The data contains 2 main survey collector groups;
- Survey Monkey paid collector group run between November 11th and 14th 2017 with 352 completed responses from USA. Approximately 45% were Females and 55 males in the surveyed sample with an age distribution between 18 and 75 years of age. The average age is 48.8. The specified minimum income level was set to $75 thousand or about 27% higher than the median US real household income level in 2016. The average household income level in this survey is approx. 125 thousand annually. Ca. 90% or 316 out of the 352 respondents have heard of Artificial Intelligence (AI) previously. For AI-relevant questions, only 316 were used. A surveyed respondent that had not previously heard of AI (36 out of 252) was not considered. More than 70% of the respondents had a 4-year college or graduate-level degree. About 70% of the respondents were married and 28% had children under the age of 18. Moreover, ca. 14% currently had no employment.
- Social Media (e.g., Facebook, LinkedIn, Twitter, …) collector group run between November 11th and 21st 2017, and completed in total of 115 responses primarily from the telecom & media industry mainly from Europe.
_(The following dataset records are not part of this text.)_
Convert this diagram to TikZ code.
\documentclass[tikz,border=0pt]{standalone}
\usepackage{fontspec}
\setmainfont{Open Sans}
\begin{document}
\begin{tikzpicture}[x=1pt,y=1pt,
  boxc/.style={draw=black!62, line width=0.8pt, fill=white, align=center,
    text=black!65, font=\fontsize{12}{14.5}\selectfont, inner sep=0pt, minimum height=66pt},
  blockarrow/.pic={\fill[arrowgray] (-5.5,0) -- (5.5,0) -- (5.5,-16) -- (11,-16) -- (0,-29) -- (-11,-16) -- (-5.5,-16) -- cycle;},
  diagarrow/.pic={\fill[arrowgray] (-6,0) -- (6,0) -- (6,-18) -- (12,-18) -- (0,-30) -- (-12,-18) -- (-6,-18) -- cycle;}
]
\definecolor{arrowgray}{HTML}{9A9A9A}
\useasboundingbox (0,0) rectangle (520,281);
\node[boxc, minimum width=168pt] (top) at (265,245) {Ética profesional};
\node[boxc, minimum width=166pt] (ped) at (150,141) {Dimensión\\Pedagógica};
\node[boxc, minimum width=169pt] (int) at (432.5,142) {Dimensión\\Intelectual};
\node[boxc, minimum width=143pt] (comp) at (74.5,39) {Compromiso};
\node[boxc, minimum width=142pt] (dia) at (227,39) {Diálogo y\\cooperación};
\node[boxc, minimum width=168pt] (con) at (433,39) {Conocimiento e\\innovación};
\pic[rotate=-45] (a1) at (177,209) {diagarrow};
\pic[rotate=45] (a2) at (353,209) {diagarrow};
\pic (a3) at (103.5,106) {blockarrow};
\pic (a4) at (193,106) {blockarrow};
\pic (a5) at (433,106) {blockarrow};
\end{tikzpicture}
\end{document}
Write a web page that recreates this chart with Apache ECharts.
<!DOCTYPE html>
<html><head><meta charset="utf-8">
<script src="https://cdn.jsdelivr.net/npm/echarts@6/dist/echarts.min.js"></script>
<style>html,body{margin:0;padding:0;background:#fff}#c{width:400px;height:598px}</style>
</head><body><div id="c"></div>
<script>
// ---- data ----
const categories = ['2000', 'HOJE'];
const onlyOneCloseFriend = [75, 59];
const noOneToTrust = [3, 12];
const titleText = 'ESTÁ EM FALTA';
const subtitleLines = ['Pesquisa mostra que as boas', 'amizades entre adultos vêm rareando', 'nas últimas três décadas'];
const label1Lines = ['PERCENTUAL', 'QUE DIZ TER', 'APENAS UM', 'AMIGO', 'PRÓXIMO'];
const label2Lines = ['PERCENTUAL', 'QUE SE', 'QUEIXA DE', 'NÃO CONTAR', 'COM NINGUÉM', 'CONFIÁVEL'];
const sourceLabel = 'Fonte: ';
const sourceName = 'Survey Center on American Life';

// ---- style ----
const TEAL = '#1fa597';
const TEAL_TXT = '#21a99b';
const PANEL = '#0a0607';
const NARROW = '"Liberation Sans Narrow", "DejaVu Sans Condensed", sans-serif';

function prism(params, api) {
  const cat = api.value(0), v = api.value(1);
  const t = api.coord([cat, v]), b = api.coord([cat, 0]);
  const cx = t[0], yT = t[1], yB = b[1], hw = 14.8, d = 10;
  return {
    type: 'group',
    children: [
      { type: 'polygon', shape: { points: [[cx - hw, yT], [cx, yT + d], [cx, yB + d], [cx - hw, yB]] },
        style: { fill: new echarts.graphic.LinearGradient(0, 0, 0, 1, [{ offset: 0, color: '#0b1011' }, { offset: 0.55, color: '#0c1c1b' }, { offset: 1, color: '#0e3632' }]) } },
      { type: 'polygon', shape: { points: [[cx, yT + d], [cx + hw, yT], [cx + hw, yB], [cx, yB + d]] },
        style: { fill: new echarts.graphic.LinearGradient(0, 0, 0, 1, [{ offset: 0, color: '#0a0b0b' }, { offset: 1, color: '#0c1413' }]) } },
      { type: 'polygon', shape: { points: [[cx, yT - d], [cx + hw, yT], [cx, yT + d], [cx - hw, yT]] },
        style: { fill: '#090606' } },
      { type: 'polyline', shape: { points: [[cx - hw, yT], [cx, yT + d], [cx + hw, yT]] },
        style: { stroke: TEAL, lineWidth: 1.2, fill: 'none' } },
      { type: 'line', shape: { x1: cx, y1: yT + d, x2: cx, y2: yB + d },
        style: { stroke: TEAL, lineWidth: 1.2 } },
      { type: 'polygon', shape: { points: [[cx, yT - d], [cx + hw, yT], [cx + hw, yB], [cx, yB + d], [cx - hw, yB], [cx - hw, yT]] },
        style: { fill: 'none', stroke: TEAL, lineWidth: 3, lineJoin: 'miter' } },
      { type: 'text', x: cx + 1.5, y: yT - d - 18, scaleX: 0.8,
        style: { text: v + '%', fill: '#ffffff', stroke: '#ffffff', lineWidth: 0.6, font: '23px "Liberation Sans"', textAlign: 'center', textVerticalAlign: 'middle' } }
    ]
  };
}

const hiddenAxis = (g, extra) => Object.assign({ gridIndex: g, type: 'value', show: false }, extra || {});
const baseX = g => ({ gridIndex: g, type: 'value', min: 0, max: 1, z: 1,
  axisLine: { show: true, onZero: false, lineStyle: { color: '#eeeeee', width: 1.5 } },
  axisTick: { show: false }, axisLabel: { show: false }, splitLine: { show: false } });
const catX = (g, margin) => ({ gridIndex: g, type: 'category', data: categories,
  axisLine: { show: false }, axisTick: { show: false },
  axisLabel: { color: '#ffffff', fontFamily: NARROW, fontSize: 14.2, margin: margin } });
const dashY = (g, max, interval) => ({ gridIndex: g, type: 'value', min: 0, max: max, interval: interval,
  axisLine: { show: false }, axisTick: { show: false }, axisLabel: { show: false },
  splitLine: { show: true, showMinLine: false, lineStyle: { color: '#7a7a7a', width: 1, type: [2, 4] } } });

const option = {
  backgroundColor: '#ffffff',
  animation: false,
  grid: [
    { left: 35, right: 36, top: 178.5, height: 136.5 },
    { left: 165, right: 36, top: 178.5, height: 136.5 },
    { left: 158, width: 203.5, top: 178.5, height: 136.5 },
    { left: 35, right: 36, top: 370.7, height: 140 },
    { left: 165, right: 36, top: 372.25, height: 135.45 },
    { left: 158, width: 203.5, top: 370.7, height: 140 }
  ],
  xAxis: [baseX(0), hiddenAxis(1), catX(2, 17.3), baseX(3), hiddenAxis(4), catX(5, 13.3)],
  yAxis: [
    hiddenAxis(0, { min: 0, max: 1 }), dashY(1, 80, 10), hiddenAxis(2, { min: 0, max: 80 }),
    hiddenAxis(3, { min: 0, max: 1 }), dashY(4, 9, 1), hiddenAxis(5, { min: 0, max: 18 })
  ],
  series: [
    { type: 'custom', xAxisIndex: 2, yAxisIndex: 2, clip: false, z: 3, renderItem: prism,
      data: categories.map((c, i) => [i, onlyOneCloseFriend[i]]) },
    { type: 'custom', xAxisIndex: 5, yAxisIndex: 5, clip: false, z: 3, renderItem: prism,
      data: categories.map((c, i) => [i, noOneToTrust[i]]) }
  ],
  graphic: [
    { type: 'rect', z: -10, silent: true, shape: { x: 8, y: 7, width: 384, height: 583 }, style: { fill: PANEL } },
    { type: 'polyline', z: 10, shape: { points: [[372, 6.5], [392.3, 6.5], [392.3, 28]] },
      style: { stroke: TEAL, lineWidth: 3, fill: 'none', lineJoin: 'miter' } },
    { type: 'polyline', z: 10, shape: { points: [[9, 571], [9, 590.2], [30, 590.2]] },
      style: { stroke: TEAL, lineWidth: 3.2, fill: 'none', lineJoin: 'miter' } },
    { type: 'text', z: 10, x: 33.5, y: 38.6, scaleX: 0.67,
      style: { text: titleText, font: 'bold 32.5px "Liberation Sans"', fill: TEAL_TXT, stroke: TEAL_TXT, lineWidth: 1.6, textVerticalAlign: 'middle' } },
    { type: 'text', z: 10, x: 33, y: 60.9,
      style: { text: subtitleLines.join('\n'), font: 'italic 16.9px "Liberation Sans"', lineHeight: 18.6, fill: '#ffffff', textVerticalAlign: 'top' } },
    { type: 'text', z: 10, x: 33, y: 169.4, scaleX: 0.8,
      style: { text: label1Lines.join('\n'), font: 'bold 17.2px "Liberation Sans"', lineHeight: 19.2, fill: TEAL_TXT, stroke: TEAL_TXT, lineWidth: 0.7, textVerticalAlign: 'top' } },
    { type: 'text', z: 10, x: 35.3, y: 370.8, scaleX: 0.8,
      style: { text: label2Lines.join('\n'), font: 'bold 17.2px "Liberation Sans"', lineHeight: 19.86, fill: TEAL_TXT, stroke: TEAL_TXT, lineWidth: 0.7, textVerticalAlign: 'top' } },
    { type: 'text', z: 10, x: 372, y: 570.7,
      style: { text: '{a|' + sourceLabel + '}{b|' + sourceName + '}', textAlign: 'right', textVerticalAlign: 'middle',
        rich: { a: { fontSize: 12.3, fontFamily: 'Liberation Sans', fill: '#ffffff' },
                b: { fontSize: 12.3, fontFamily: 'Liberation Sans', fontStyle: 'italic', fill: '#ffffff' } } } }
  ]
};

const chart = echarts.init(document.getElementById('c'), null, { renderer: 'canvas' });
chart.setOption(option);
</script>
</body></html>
Gender distribution comprised around 38% Female and 62% Male. The average age for this sample is 41.2. No income data is available for this group. About 96% (110) have heard of Artificial Intelligence. For AI-related questions, only respondents that have confirmed they have heard about AI have been considered. Ca. 77% of the respondents have a 4-year college or graduate-level degree. 55% of the surveyed sample are married and a bit more than 50% of this surveyed group have children under 18. Less than 2% of the respondents were currently not employed.
It should be emphasized that SurveyMonkey was a paid survey with 2.35 euros per response, totaling 1,045 euros for 350 responses. Each respondent completed 18 questions. Age balancing was chosen to be basic and the gender balancing census.